Linear regression and expectation value

279 Views Asked by At

so I'm struggling to understand something, perhaps very basic. I'm fairly new to linear regression. Imagine you have a set of data $\sum_i^n (x_i,y_i)$ from n measurements, and they of course follow a linear trend. Now, to figure out the equation of the line that follows this data I use the least-squares method, by taking the equation $y_i = b + m x_i + e_i$, where $e_i$ is the residual.

Another approach I've seen to this is by maximizing the probability of obtaining the set of data, which is proportional to a normal distribution $P = (some constant) exp(-1/2 \sum_i^n ( (y_i - \mu_i) /\sigma_i )^2 $ where latter on $\mu_i$ will become $b + m x_i$. Then, it will be equivalent because to maximize the probability I will have to minimize the argument in the exp function.

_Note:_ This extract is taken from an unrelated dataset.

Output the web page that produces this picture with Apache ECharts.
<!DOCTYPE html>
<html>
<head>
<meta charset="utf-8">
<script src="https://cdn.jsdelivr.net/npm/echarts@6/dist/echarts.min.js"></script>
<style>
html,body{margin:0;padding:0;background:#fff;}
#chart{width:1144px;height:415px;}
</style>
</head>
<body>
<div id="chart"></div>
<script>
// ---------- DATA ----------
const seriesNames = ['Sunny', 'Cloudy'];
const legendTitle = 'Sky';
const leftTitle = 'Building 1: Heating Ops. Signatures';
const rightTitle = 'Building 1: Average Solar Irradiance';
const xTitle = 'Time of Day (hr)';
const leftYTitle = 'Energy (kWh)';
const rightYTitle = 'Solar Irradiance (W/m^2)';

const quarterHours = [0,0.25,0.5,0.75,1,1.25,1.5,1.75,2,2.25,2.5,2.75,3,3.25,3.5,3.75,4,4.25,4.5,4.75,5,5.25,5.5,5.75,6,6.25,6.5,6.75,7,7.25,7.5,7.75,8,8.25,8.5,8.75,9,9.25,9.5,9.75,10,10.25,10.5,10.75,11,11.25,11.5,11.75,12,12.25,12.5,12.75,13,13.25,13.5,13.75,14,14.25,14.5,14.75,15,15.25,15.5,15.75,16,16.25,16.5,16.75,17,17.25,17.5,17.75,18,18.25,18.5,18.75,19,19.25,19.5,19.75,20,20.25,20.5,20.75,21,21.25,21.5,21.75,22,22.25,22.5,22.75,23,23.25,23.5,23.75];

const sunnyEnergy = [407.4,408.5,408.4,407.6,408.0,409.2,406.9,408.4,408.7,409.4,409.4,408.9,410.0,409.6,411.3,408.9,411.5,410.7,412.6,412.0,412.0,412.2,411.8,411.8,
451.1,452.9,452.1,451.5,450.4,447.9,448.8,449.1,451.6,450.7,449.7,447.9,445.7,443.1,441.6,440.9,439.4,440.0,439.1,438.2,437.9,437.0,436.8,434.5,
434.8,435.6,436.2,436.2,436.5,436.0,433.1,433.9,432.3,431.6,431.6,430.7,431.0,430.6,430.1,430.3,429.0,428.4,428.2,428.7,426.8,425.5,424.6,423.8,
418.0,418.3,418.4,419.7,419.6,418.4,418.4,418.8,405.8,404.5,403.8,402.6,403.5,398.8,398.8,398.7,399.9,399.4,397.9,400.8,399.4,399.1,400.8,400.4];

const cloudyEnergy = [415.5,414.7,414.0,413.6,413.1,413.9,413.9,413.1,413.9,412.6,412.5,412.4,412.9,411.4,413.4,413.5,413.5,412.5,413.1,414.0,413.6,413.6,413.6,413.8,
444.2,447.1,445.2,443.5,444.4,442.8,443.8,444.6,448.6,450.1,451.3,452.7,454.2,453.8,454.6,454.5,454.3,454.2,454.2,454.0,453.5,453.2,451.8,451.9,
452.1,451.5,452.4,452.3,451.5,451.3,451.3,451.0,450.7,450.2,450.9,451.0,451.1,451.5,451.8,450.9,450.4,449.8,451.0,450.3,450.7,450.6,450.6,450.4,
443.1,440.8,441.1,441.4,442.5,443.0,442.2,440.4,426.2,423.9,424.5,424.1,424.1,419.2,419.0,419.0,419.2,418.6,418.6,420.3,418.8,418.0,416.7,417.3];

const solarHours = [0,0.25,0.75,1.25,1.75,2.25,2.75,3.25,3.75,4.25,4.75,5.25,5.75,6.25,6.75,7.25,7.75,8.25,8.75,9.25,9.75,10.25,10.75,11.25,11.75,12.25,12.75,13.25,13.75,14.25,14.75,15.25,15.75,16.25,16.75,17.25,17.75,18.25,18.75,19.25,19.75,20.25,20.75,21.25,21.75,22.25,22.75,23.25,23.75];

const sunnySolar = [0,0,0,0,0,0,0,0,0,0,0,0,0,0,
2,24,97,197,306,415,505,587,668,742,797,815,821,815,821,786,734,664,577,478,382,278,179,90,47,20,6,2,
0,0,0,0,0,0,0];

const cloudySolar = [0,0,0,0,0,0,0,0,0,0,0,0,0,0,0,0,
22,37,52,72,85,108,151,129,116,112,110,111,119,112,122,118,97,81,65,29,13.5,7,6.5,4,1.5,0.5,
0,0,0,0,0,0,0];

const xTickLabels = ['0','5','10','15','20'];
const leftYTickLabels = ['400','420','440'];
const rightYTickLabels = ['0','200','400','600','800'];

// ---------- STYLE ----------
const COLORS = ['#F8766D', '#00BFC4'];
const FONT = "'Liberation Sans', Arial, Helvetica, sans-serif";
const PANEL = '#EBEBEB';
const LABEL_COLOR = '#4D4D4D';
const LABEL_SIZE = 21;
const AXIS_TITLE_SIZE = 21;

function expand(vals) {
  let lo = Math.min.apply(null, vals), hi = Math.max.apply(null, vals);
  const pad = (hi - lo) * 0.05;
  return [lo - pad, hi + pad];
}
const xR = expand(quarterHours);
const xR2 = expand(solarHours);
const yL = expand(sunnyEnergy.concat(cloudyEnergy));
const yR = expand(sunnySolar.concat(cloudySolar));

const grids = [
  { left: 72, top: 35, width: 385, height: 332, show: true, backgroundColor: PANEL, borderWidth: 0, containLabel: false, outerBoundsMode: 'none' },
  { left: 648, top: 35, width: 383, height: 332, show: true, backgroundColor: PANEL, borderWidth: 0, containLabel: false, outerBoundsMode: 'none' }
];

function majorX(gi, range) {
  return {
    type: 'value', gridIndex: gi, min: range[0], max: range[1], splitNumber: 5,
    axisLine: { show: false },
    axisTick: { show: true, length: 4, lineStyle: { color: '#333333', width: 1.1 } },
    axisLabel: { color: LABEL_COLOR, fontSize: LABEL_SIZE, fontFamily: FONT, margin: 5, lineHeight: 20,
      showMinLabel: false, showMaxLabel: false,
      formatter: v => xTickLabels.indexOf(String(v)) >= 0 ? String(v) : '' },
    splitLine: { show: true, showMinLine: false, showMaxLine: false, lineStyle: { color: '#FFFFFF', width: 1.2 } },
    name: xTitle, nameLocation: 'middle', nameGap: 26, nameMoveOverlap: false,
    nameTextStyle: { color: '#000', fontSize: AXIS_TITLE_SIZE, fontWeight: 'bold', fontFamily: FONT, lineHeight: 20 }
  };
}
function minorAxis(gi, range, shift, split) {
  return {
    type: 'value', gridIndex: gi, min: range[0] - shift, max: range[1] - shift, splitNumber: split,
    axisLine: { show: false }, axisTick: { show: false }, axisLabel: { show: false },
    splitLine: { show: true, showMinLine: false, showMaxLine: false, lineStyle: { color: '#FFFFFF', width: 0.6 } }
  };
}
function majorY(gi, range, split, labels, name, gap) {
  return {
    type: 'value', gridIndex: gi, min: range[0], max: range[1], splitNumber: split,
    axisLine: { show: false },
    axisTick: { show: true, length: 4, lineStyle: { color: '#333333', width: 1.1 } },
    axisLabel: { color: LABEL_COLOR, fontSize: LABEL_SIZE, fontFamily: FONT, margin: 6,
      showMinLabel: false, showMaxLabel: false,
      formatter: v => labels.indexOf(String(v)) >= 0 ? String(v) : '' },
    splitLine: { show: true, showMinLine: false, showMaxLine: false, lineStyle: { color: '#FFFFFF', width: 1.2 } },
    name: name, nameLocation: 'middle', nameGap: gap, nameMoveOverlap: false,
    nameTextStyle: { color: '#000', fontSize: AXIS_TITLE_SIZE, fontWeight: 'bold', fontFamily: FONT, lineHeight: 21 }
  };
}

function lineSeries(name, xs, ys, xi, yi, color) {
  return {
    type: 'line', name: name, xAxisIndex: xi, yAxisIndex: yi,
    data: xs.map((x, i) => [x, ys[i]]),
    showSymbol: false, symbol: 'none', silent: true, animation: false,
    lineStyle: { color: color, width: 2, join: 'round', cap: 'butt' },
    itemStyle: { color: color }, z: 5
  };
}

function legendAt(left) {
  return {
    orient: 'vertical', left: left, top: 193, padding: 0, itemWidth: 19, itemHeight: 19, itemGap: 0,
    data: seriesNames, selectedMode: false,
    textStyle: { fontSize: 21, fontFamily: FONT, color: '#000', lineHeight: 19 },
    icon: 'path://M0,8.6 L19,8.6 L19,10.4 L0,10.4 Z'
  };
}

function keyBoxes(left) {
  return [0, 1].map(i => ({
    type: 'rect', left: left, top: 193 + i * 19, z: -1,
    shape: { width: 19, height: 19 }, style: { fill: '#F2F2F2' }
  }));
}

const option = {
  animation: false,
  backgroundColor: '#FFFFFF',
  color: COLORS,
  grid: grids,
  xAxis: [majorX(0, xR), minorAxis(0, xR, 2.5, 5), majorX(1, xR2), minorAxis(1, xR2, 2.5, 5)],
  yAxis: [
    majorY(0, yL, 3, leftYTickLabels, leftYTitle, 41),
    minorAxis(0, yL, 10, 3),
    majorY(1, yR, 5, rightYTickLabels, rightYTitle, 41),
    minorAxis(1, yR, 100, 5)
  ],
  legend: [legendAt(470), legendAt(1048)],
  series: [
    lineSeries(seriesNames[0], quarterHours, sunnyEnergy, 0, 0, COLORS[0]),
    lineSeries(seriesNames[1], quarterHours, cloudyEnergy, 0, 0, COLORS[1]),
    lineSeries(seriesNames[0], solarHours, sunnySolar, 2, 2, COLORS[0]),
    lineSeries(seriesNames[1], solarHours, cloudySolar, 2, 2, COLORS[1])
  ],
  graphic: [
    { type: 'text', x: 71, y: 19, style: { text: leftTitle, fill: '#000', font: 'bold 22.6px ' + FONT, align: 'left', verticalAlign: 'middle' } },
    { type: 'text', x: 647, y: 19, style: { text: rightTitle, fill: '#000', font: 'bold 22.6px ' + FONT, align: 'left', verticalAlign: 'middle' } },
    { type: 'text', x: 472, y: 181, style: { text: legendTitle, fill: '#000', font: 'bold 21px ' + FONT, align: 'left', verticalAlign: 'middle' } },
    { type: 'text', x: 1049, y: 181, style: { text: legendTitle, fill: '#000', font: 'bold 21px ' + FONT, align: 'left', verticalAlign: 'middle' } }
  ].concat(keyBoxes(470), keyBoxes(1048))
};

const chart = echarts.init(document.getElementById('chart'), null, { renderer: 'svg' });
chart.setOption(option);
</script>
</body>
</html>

So here's my question. How can I properly/formally show that $E[y_i] = b + m x_i$, thus losing the residual? Is this an assumption or can I demonstrate it? Thank you very much.

1

There are 1 best solutions below

0
On BEST ANSWER

In OLS, there's an exogeneity assumption that says that the conditional mean of the residual is $0$, i.e., $E[\varepsilon \ | \ x] = 0$. Then, you have:

$$ E[y \ | \ x] = E[b + mx + \varepsilon \ | \ x] $$ $$ = E[b + mx \ | \ x] + E[\varepsilon \ | \ x] $$ $$ = b+mx .$$

This is true regardless of the distribution of the residuals - you just need the conditional mean to be $0$. If you further assume that, conditional on $x$, the residuals are normally distributed, then the Maximum Likelihood Estimator (MLE) is equivalent to the OLS estimator.